**TASK**
Everything from the first line of the data through the line with "const r2Values = [450, 46, -2];" is to be echoed exactly, minus the pictures.

**SUPPLIED DATA**
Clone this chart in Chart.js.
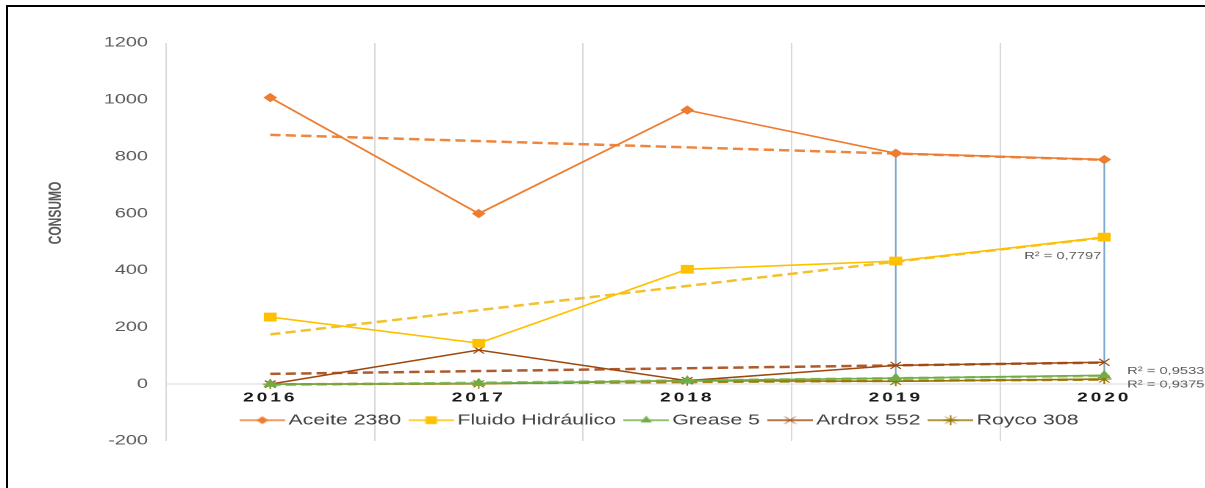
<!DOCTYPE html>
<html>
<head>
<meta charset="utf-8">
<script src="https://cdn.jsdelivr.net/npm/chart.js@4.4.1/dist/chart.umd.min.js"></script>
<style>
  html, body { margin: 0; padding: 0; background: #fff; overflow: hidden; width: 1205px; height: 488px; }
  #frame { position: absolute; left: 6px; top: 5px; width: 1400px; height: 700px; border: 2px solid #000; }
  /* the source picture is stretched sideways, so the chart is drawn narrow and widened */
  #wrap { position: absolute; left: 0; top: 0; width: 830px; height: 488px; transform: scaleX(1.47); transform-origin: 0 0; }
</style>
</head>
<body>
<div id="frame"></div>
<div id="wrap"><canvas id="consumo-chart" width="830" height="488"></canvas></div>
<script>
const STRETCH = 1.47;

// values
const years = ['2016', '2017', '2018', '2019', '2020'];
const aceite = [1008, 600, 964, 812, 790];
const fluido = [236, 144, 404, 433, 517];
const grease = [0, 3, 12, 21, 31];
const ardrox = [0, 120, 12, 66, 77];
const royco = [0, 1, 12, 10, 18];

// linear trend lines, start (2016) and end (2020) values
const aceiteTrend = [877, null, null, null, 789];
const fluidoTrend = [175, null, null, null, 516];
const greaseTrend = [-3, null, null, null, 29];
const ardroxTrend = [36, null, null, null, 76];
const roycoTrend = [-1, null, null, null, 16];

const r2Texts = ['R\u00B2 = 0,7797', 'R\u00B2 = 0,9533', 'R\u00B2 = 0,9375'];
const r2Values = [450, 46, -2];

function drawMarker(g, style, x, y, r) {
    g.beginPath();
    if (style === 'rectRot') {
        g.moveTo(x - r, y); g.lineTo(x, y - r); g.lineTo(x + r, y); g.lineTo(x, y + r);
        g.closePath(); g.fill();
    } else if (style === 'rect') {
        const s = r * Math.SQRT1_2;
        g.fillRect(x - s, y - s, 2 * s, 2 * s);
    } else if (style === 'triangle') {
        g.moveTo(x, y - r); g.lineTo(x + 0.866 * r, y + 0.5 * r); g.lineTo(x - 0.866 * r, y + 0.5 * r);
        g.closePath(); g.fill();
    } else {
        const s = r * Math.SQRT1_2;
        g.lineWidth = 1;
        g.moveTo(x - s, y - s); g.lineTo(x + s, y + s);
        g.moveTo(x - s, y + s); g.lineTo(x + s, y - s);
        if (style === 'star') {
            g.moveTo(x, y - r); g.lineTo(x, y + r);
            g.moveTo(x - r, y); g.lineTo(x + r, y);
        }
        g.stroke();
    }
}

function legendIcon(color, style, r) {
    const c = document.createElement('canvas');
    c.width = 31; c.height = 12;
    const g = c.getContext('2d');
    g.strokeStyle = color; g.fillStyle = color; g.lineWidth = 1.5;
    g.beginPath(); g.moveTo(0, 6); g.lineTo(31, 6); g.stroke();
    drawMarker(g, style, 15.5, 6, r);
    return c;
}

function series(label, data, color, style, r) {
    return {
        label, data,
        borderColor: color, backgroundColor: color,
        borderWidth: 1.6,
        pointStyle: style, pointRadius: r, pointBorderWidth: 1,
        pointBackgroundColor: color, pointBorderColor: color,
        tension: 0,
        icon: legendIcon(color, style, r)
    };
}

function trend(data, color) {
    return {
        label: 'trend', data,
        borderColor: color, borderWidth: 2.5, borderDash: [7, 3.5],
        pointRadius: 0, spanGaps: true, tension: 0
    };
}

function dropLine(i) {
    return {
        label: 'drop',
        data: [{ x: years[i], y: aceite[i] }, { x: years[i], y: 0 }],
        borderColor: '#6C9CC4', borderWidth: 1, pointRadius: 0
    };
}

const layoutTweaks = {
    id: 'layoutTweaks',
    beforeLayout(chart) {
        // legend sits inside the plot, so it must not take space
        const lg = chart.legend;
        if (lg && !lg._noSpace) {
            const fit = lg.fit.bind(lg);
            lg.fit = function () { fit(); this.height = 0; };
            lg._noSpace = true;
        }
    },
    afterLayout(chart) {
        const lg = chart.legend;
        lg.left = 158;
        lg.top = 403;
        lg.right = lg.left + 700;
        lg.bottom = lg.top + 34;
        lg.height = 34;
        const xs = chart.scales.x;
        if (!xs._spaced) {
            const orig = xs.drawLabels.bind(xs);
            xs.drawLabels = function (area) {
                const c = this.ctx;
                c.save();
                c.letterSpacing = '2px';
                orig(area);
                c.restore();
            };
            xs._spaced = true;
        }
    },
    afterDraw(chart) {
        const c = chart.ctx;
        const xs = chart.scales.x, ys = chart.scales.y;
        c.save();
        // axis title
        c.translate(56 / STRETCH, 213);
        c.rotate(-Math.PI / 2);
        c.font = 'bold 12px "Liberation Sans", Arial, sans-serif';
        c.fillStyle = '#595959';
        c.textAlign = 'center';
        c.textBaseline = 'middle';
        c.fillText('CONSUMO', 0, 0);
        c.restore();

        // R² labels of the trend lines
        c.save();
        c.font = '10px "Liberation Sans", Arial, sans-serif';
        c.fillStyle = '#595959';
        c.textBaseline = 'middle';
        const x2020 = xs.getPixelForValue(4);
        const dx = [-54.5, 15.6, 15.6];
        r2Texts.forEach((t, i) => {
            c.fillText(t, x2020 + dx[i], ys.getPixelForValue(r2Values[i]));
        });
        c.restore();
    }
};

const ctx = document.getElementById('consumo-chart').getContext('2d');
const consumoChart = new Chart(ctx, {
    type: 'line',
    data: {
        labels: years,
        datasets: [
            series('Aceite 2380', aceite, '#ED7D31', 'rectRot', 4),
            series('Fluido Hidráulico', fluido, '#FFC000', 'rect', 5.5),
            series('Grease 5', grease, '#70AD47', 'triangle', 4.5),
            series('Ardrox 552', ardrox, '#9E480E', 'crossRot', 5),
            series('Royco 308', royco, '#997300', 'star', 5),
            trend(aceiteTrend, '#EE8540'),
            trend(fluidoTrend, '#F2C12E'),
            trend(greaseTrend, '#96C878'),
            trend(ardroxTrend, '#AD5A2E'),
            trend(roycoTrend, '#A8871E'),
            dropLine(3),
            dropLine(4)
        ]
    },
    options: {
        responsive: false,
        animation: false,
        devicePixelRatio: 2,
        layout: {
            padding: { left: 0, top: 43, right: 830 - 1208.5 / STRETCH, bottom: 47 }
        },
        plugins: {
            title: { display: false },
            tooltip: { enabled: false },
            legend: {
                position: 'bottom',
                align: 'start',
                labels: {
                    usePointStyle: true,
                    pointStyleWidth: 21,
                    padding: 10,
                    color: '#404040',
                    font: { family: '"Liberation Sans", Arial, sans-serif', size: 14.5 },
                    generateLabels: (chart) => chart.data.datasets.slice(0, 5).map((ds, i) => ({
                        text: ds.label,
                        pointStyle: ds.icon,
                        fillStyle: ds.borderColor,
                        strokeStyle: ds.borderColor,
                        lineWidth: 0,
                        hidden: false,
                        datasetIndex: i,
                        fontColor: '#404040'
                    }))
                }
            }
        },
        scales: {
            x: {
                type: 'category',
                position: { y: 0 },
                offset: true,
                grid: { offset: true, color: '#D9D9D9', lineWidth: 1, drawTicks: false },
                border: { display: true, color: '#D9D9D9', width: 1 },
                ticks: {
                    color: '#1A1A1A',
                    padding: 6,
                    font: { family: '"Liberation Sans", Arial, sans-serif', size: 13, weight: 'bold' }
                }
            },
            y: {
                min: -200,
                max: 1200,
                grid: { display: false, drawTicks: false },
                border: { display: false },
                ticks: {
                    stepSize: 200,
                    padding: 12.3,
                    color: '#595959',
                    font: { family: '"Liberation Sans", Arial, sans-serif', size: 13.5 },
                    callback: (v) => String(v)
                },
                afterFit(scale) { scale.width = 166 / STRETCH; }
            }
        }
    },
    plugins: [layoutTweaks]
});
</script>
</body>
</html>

**RESPONSE FOR THIS EXERCISE**
Clone this chart in Chart.js.
<!DOCTYPE html>
<html>
<head>
<meta charset="utf-8">
<script src="https://cdn.jsdelivr.net/npm/chart.js@4.4.1/dist/chart.umd.min.js"></script>
<style>
  html, body { margin: 0; padding: 0; background: #fff; overflow: hidden; width: 1205px; height: 488px; }
  #frame { position: absolute; left: 6px; top: 5px; width: 1400px; height: 700px; border: 2px solid #000; }
  /* the source picture is stretched sideways, so the chart is drawn narrow and widened */
  #wrap { position: absolute; left: 0; top: 0; width: 830px; height: 488px; transform: scaleX(1.47); transform-origin: 0 0; }
</style>
</head>
<body>
<div id="frame"></div>
<div id="wrap"><canvas id="consumo-chart" width="830" height="488"></canvas></div>
<script>
const STRETCH = 1.47;

// values
const years = ['2016', '2017', '2018', '2019', '2020'];
const aceite = [1008, 600, 964, 812, 790];
const fluido = [236, 144, 404, 433, 517];
const grease = [0, 3, 12, 21, 31];
const ardrox = [0, 120, 12, 66, 77];
const royco = [0, 1, 12, 10, 18];

// linear trend lines, start (2016) and end (2020) values
const aceiteTrend = [877, null, null, null, 789];
const fluidoTrend = [175, null, null, null, 516];
const greaseTrend = [-3, null, null, null, 29];
const ardroxTrend = [36, null, null, null, 76];
const roycoTrend = [-1, null, null, null, 16];

const r2Texts = ['R\u00B2 = 0,7797', 'R\u00B2 = 0,9533', 'R\u00B2 = 0,9375'];
const r2Values = [450, 46, -2];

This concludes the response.